Return of the Nattering Nabobs

Clive Crook, writing in today’s Financial Times, rightly warns the British commentariat against complaining about the perceived anti-British tone of criticism of BP. Let us hope that his advice is taken to heart, in contrast to the switch in tone taken by President Obama’s administration last week in response to media criticism that he was failing to express the appropriate outrage (see last week’s post, Channeling Calvin Coolidge).

The ersatz brouhaha about the temperature of the president’s response reminded us of Vice President Spiro Agnew, who, courtesy of William Safire, called the media “nattering nabobs of negativism.”  He was fond of this sort of rhetoric.  He also called another group “hopeless, hysterical hypochondriacs of history” but the reason he springs to mind is that Agnew was, until their relationship soured, a very effective hatchet man for President Nixon, taking on the president’s opponents vigorously  while allowing Nixon to appear as the leader/statesman.

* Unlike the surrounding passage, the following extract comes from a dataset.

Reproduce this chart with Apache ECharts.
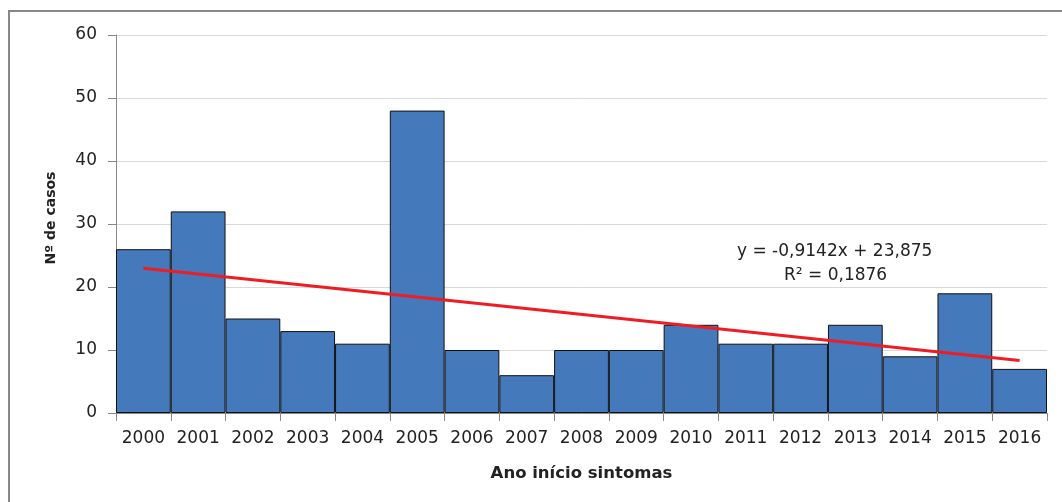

One can’t quite picture Vice President Biden in this role, but perhaps another member of the US cabinet or White House staff could have performed this vital role in order to give the nabobs their outrage while enabling President Obama to be the forceful but calm leader.  This dual response model runs counter to most expert opinion about the importance of speaking with one voice  in a crisis but the challenges of very big crises, in our opinion, require a “palette” of communications styles in response to a diversity of psychological needs among different stakeholders.  If these styles can be carefully coordinated, there are sometimes powerful benefits, benefits incidentally that would also have been available if BP had activated Chairman Svanberg in coordination with CEO Tony Hayward.  Perhaps there is yet time.